§ Information given:
--

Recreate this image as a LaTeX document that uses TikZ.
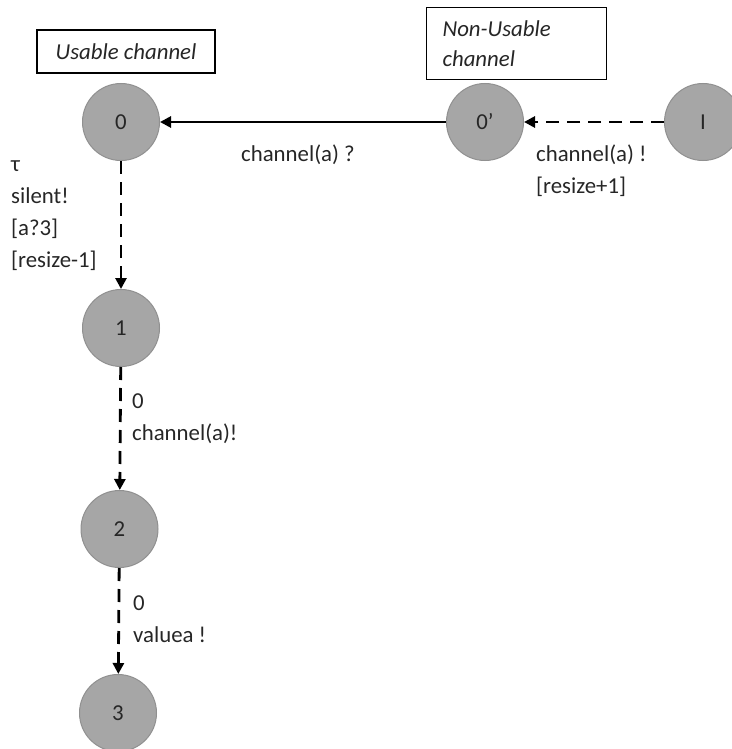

--

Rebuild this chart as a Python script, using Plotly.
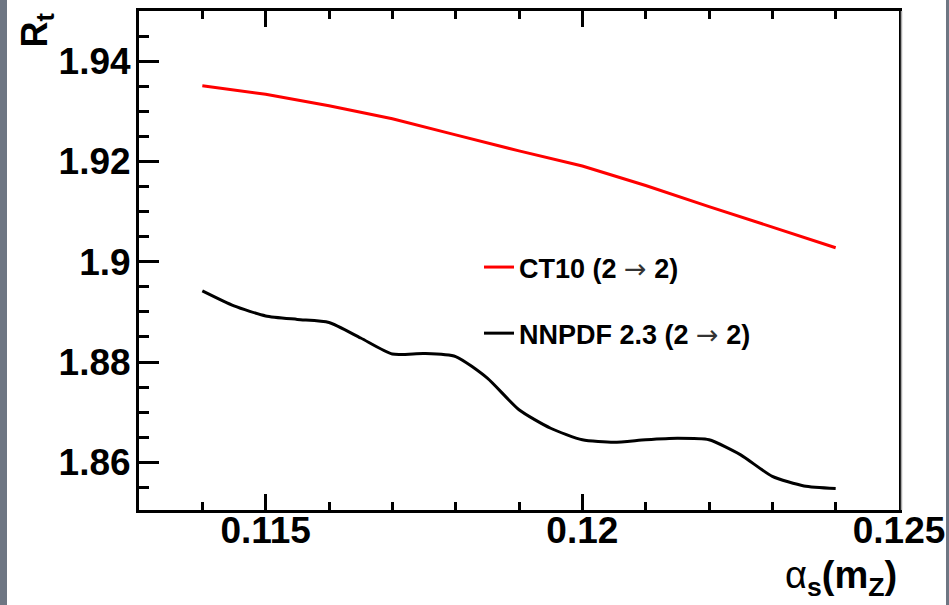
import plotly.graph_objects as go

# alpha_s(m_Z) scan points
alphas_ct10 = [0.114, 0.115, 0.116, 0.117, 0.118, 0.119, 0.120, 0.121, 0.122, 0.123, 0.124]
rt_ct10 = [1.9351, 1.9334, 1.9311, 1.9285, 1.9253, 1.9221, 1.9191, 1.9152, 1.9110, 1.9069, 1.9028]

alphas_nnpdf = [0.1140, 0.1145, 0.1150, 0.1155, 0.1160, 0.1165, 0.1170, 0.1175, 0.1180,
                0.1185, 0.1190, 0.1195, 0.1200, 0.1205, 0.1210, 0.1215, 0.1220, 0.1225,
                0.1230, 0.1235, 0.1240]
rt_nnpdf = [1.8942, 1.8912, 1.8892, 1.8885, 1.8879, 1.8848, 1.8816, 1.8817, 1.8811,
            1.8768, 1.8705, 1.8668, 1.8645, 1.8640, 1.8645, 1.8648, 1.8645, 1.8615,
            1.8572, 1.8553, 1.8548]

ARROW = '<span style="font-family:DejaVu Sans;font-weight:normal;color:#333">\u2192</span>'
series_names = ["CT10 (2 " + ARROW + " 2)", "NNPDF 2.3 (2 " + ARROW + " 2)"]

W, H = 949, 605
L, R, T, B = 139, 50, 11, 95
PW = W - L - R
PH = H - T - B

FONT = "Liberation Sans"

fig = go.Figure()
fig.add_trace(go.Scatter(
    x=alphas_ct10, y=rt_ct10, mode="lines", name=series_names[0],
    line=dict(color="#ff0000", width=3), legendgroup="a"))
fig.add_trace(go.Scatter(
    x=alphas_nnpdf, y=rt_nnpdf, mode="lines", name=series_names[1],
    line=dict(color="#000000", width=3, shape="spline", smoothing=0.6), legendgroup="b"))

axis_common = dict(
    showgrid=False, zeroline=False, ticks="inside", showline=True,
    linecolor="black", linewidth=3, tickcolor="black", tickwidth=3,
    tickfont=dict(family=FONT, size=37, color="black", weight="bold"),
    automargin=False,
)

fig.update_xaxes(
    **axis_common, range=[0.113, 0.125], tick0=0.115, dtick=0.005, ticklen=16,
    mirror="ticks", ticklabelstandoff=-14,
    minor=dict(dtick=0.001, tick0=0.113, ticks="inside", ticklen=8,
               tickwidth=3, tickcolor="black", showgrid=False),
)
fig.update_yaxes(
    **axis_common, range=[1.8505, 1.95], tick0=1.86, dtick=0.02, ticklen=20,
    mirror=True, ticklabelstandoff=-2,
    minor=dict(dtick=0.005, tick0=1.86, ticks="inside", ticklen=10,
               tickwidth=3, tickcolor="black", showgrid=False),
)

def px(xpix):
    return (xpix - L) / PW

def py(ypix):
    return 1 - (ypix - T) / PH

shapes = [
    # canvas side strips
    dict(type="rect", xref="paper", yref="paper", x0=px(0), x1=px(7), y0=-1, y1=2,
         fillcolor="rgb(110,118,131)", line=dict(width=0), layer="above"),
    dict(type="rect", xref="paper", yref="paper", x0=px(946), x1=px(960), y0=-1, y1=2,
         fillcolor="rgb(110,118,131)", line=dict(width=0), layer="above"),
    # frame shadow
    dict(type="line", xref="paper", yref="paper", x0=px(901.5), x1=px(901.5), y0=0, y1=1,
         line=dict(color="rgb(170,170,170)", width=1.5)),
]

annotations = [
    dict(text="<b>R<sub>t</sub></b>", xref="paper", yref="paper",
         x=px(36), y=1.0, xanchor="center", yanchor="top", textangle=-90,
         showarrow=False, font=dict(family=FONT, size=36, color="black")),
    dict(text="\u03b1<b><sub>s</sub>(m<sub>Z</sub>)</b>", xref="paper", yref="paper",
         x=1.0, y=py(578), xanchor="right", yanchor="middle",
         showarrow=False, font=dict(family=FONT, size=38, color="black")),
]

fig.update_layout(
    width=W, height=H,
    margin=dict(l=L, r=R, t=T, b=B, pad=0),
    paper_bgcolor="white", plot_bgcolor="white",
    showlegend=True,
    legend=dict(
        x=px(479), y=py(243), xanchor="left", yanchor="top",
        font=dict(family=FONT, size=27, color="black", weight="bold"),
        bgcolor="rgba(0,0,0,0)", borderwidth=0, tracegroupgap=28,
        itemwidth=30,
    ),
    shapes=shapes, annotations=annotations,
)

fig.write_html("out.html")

--

§ Task description: Exactly the lines from the one with "Rebuild this chart" through the one with "1.8572, 1.8553, 1.8548]" are to be reproduced, and no pictures with them.

§ Expected answer:
Rebuild this chart as a Python script, using Plotly.
import plotly.graph_objects as go

# alpha_s(m_Z) scan points
alphas_ct10 = [0.114, 0.115, 0.116, 0.117, 0.118, 0.119, 0.120, 0.121, 0.122, 0.123, 0.124]
rt_ct10 = [1.9351, 1.9334, 1.9311, 1.9285, 1.9253, 1.9221, 1.9191, 1.9152, 1.9110, 1.9069, 1.9028]

alphas_nnpdf = [0.1140, 0.1145, 0.1150, 0.1155, 0.1160, 0.1165, 0.1170, 0.1175, 0.1180,
                0.1185, 0.1190, 0.1195, 0.1200, 0.1205, 0.1210, 0.1215, 0.1220, 0.1225,
                0.1230, 0.1235, 0.1240]
rt_nnpdf = [1.8942, 1.8912, 1.8892, 1.8885, 1.8879, 1.8848, 1.8816, 1.8817, 1.8811,
            1.8768, 1.8705, 1.8668, 1.8645, 1.8640, 1.8645, 1.8648, 1.8645, 1.8615,
            1.8572, 1.8553, 1.8548]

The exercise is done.